We can now compute the total scattering by adding each component and by performing the simulation. We will do this for the maritime model with 90% relative humidity.

# We set the aerosol and molecular optical thickness
s.aer.aotref = 0.1
s.ap.SetPressure(1013.25)

key = "M90"
# Set aerosol model
model = AerosolModels[key]
s.aer.SetModel(model=2, sfmodel=model[0], rh=model[1])

# Set view level at TOA
s.view.level = 1
rhot = RunWavelengths(s, wavelengths, view)/np.cos(np.pi*s.ang.thetas/180.0)

We also compute the transmittances for the molecular and aerosol model.
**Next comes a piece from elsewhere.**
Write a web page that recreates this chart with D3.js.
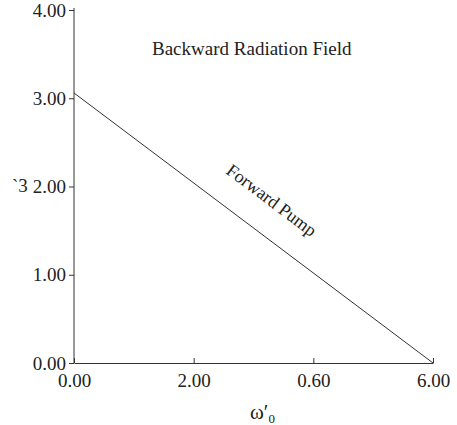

We use \(\tau_a = 0.1\) for all bands as the aerosol optical thickness.

taur = np.array([0.317976, 0.235460, 0.15540,
                0.131940, 0.093379, 0.04341,
                0.025863, 0.015460])
Tr = np.exp(-(taur+0.1)*(1/np.cos(np.pi*view/180.0)
                  +1/np.cos(np.pi*s.ang.thetas/180.0)))
tr = np.exp(-taur/2*(1/np.cos(np.pi*view/180.0)
                  +1/np.cos(np.pi*s.ang.thetas/180.0)))
In [20]:
plt.figure(figsize=(7.5,5))
plt.plot(wavelengths*1e3, rhor-Tr*rhog, 'o', label=r"$\rho_r$")
plt.plot(wavelengths*1e3, results["M90"], 'o', label=r"$\rho_a$")
plt.plot(wavelengths*1e3, Tr*rhog, 'o', label=r"$T\rho_g$")
plt.plot(wavelengths*1e3, rhot, '^k', label=r"$\rho_t$")
plt.plot(wavelengths*1e3, rhor+results[key]+rhowl*tr, 'vk',
        label=r"$\rho_r + t\rho_g + \rho_a + t\rho_w + $")

plt.xlabel(r"$\lambda$ [$nm$]"); plt.ylabel(r"$\rho$")
plt.legend()
plt.savefig("combined.png", dpi=300, transparent=True)
plt.show()
_images/combined.png

Were the small difference we have is of order 0.001 and comes from not taking into account the molecular and aerosol scattering interaction.